Mais tout cela reflue, aujourd’hui. En cause, l’égarement d’un président qui connaît mal les réalités géopolitiques et les évolutions régionales, qui mesure mal le rôle et la place de son pays dans le monde d’aujourd’hui, et qui s’entoure mal. Mais peut-être est-ce « un mal pour un bien », dans le sens d’une déconstruction de relations fondées sur une certaine logique révolue pour la construction de relations d’un type nouveau, fait de partenariat équilibré et de respect mutuel.
Et maintenant ? Il est évident que la volonté des deux pays, des deux Etats,
des deux sociétés, est de bâtir une relation aussi nouvelle que meilleure que celle qui fut. Cela a pris du temps mais cela est en passe d’advenir, comme en témoignent, au Maroc, les réceptions organisées à l’occasion du 14 juillet. Ainsi, l’an dernier, il n’y avait pour ainsi dire aucun officiel ou entrepreneur ou acteur associatif, à la réception donnée par l’ambassade de France, à l’exception du ministre de l’Agriculture, désigné d’office pour « y aller » et lire un discours convenu et aussitôt oublié.
Cette année, ils sont venus, ils sont tous là, pourrait-on dire, à cette réception, avec même cinq ministres (photo), dont deux Istiqlaliens, et Nasser Bourita, star de la soirée, mais star taiseuse, qui ne s’est pas mêlé à la foule des invités, venant, voyant puis s’éclipsant, goûtant à plein sourire son succès. Les mots prononcés par l’un des artisans de la réconciliation/rapprochement, l’ambassadeur Christophe Lecourtier, sont avenants, apaisants, engageants, allant à la limite de ce qu’un ambassadeur peut dire et de ce qu’il peut, et les autres avec lui, ressentir.

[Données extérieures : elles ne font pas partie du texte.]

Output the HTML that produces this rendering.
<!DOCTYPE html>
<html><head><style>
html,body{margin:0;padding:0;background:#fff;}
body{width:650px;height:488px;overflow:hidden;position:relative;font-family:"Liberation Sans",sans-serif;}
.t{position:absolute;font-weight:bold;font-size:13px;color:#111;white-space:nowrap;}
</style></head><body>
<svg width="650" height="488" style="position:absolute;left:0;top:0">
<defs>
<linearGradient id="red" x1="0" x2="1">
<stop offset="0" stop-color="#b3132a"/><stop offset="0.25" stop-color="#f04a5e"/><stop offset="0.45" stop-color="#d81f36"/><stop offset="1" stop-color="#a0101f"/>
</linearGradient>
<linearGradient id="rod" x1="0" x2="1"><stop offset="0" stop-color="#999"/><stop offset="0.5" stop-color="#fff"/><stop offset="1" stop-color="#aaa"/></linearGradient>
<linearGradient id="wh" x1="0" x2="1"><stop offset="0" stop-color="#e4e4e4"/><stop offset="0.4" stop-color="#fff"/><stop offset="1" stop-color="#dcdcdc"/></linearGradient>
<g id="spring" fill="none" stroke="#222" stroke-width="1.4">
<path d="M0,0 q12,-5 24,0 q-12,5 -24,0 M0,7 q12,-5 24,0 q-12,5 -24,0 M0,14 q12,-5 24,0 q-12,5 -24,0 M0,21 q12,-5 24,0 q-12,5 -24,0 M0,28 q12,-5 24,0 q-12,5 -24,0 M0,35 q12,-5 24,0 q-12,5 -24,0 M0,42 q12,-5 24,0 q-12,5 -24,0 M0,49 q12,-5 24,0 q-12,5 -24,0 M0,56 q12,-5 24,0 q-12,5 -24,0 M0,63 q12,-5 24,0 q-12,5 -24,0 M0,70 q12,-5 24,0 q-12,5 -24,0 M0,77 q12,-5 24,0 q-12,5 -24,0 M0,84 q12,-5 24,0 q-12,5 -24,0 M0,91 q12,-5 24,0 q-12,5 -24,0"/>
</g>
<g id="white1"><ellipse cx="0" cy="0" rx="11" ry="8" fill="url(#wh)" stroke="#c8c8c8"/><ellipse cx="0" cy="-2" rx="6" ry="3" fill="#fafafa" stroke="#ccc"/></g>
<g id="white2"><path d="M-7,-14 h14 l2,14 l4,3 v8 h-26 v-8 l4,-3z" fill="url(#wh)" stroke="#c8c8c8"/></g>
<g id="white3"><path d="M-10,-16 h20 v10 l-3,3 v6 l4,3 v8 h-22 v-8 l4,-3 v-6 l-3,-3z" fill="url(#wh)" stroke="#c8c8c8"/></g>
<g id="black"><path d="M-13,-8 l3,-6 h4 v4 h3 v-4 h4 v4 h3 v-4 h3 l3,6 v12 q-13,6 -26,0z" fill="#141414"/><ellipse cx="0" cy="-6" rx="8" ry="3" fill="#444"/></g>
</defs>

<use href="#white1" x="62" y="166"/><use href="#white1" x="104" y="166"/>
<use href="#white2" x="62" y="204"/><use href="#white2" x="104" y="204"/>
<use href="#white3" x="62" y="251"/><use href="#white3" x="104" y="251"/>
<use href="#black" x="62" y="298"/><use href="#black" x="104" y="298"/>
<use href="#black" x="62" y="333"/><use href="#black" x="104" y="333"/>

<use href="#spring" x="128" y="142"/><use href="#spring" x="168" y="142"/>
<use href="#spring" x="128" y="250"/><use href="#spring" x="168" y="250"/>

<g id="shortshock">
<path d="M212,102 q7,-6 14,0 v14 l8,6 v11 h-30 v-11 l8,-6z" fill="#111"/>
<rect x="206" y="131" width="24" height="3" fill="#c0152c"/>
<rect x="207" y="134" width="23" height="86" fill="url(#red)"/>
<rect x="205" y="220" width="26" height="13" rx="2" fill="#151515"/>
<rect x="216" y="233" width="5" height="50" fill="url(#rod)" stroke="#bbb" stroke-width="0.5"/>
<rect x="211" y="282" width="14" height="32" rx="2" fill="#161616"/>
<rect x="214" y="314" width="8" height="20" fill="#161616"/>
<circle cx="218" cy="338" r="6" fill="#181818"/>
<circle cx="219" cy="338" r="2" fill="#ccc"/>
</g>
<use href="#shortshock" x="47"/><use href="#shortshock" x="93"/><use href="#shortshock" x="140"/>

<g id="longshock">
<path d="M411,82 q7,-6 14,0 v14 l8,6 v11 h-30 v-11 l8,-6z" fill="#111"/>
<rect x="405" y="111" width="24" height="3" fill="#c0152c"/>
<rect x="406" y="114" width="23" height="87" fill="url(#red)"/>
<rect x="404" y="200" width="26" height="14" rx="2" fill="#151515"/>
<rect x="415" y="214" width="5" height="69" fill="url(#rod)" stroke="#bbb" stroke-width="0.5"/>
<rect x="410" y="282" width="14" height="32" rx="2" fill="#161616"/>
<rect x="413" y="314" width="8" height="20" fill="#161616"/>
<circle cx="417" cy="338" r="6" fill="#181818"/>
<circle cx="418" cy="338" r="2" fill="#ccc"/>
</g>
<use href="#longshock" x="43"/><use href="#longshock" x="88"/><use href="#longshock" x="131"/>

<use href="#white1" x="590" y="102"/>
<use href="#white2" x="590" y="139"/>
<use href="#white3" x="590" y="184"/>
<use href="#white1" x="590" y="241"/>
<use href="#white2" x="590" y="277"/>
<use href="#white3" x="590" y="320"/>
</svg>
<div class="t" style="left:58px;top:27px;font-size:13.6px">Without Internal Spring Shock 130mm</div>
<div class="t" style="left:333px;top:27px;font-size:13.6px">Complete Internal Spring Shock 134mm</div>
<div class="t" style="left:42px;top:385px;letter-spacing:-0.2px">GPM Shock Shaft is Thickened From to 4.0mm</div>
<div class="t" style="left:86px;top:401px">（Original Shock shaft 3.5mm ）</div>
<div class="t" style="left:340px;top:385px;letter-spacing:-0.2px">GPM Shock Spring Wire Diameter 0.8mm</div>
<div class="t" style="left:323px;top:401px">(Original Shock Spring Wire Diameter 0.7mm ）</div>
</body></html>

Le reste dépend de Paris. Quel reste ? L’engagement de la France dans cette logique de reconnaissance, totale et explicite ou partielle et progressive, de la totale intégrité territoriale du Maroc, car il faut toujours garder à l’esprit le prisme défini voici deux ans par le roi Mohammed VI... Mais au vu de la situation politique en France aujourd’hui, le scénario d’une avancée diplomatique majeure pour la question du Sahara marocain, dit « Sahara occidental », reste peu envisageable. En effet, quelle que soit la majorité qui se dégagera du b(r)ouillonnement institutionnel actuel en France, elle sera aussi délétère qu’éphémère, car faite d’alliances improbables entre ennemis d’hier et promise à des motions de censure en rafale ; il faudra donc très certainement attendre quelques années, que l’actuel locataire de l’Elysée s’en aille, sauf deux ex machina majeur et par essence aussi inattendu qu’imprévisible.
Globalement, cette relation France-Maroc peut se résumer ainsi : Un Maroc compact et homogène qui en veut et qui pose ses conditions pour aller encore plus vite, plus haut, plus fort – ensemble (sans référence politique française), une France populaire indifférente et une France politique aujourd’hui empêchée et quelque peu tétanisée.
Le Maroc n’est pas pressé et la France est sous pression (pas uniquement pour le Maroc). Il faudra attendre. Attendons.